En la finca de Punta Larga, me
cuenta, que tenía que llevar cestas cargadas de “estiércol” hasta el lugar
destinado para tratarlo más tarde como abono natural, de esas cestas
pestilentes bajaban algunos “bichitos” indeseados y aún así no tiraban la carga
y conseguían depositarla en el suelo sin que se esparciera. Una escena que
ahora mismo no se daría, porque tiraríamos el recipiente lo más lejos posible
de nosotras y acompañados de gritos de histeria. Pero eso hace grandes aquellas
mujeres que en los años 50 y 60 participaron en la construcción de una nueva
sociedad en Candelaria.
El agua, ese tesoro que no
valoramos lo suficiente, porque sólo tenemos que abrir el grifo de casa, y sale
un buen caudal. Mi madre me cuenta, que ella tenía que bajar desde el barrio de
Santa Ana hasta Amance dónde estaba el chorro del agua, subir con un bidón a la
cabeza por El Paso, el que conozca el lugar sabe que ahora está con escalones
de cemento, pero antes los escalones eran de callados de la playa y arena. Ese
líquido tan preciado lo mismo era para beber, cocinar, como para asearse o
lavar la ropa, se imaginarán que con un bidón sólo no daba para tanto, cuando
en cada familia el número de hijos tenía una media de seis.
Si ahora se hiciese una “yincana”
como en las fiestas de mi niñez, en el paseo de San Blas, deberíamos poner una
prueba que fuese llevar una cesta cargada a la cabeza, y teniendo que
prepararse el “rulo” cada uno. Estoy segura que esta prueba no la superaríamos,
los trabajos duros de antaño han dado paso que no se consideran duros ahora,
pero si nos paramos a observar a cualquier mujer nos daríamos cuenta que las
labores han cambiado pero el esfuerzo no tanto.

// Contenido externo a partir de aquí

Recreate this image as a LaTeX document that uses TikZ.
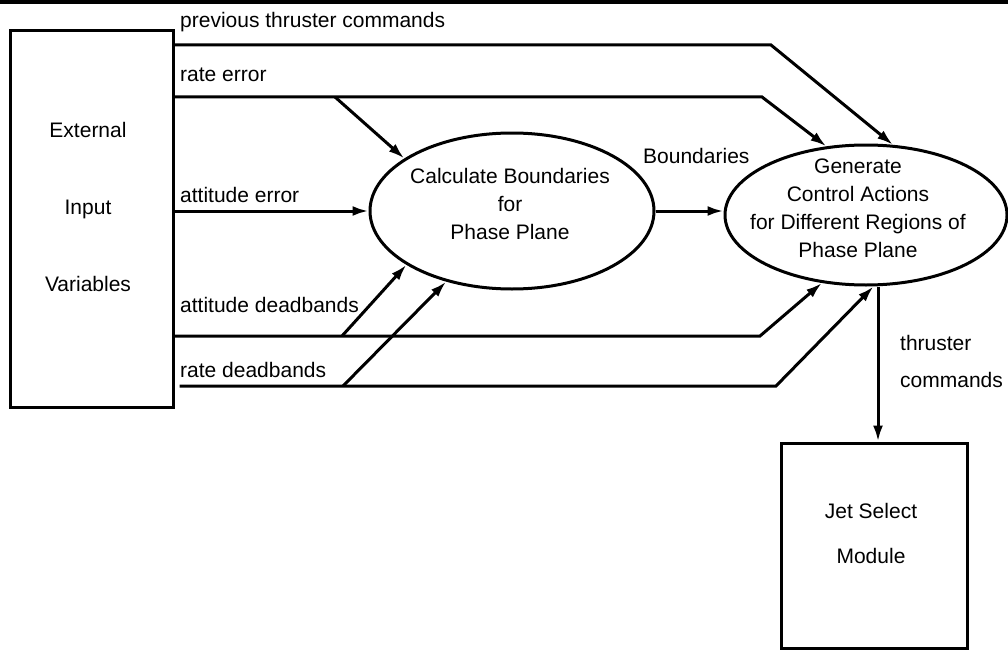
\documentclass[tikz,border=0pt]{standalone}
\usepackage{fontspec}
\setmainfont{Liberation Sans}
\usetikzlibrary{shapes.geometric,arrows.meta}
\begin{document}
\begin{tikzpicture}[x=1pt,y=-1pt,
  every node/.style={font=\fontsize{21}{28}\selectfont},
  blk/.style={draw,rectangle,line width=3pt,inner sep=0pt},
  oval/.style={draw,ellipse,line width=3pt,inner sep=0pt},
  txt/.style={align=center,inner sep=0pt},
  lbl/.style={anchor=base west,inner sep=0pt},
  wire/.style={line width=3pt},
  flow/.style={wire,-{Latex[length=16pt,width=10pt]}},
]
\useasboundingbox (0,0) rectangle (1008,650);

% rule across the top
\draw[line width=4pt] (0,2.5) -- (1008,2.5);

% blocks
\node[blk,minimum width=163pt,minimum height=376pt] (ext) at (91.5,219) {};
\node[txt] (extt) at (88,207.4) {External\\[49pt]Input\\[49pt]Variables};

\node[oval,minimum width=284pt,minimum height=156pt] (e1) at (512,211) {};
\node[txt] (e1t) at (510,204.4) {Calculate Boundaries\\for\\Phase Plane};

\node[oval,minimum width=282pt,minimum height=140pt] (e2) at (866,215) {};
\node[txt] (e2t) at (858,208.4) {Generate\\Control Actions\\for Different Regions of\\Phase Plane};

\node[blk,minimum width=186pt,minimum height=205pt] (jet) at (874,545.5) {};
\node[txt] (jett) at (871,533) {Jet Select\\[17pt]Module};

% labels on the flows
\node[lbl] (l1) at (180,28) {previous thruster commands};
\node[lbl] (l2) at (180,82) {rate error};
\node[lbl] (l3) at (180,202) {attitude error};
\node[lbl] (l4) at (180,312) {attitude deadbands};
\node[lbl] (l5) at (180,377) {rate deadbands};
\node[lbl] (l6) at (643,163) {Boundaries};
\node[txt,align=left,anchor=west] (l7) at (900,361) {thruster\\[9pt]commands};

% branch points
\coordinate (b1) at (335,97);
\coordinate (b2) at (342,336);
\coordinate (b3) at (343,386);
\coordinate (tc) at ([xshift=4pt]jet.north);

% flows
\draw[flow] (ext.east |- 0,45) -- (771,45) -- (e2.69);
\draw[flow] (ext.east |- b1) -- (762,97) -- (e2.120);
\draw[flow] (b1) -- (e1.154);
\draw[flow] (ext.east |- e1.west) -- (e1.west);
\draw[flow] (ext.east |- b2) -- (760,336) -- (e2.237);
\draw[flow] (b2) -- (e1.207);
\draw[flow] ([xshift=5pt]ext.east |- b3) -- (776,386) -- (e2.276);
\draw[flow] (b3) -- (e1.227);
\draw[flow] (e1.east) -- (e1.east -| e2.west);
\draw[flow] (e2.south -| tc) -- (tc);
\end{tikzpicture}
\end{document}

Que me dirían de una mujer que se
levanta a las seis de la mañana, para ir a trabajar, las que somos afortunadas
y salimos fuera de casa, para poder hacerlo, han tenido que dejar lista la
comida del día, la casa media recogida, hacer su labor por la cual recibe un
jornal, que según las estadísticas, peor pagados que el mismo trabajo
desempeñado por un varón. Y cuando termina la jornada remunerada, le espera la
organización familiar, los hijos “chicos” si los tiene su cuidado y educación,
las actividades complementarias sociales, que siempre las hay. Muchas consiguen
alargar el tiempo para poder ver la tele, comunicarse por las redes sociales,
leer, organizar el día siguiente y además llegar a dormir ocho horas. En el café
de la mañana en mi trabajo, que comparto con otras mujeres, siempre nos
quejamos de lo mismo: No me da el tiempo…, no nos da porque queremos seguir
moviendo el mundo igual que antes lo movían nuestras madres y abuelas. Y que
cuando nos digan que una tal Marie Curie es portadora de dos premios novel de
química y física, nosotras no nos extrañemos, lo extraño es que los
intelectuales del momento se lo entregasen a una mujer.
Es ahora cuando los noticieros
nos recuerdan las mujeres asesinadas, sólo por serlo. Nos da un pellizco en el
alma, y vemos que nos siguen matando. En países más alejados del nuestro, son
las mujeres las que a sus espaldas siguen acarreando las cestas con té en
China, las que en Bolivia atraviesan barrancos para hacer trueque, las que en África
llevan el peso de su comunidad… En fin, unas en tierras lejanas, otras al
cruzar la calle. Todas moviendo el mundo.
Mi madre no verá como acarreo
cestas a la cabeza, pero debo contar que ella lo hizo igual que muchas como
ella, y gracias a eso, yo pude elegir no llevarla.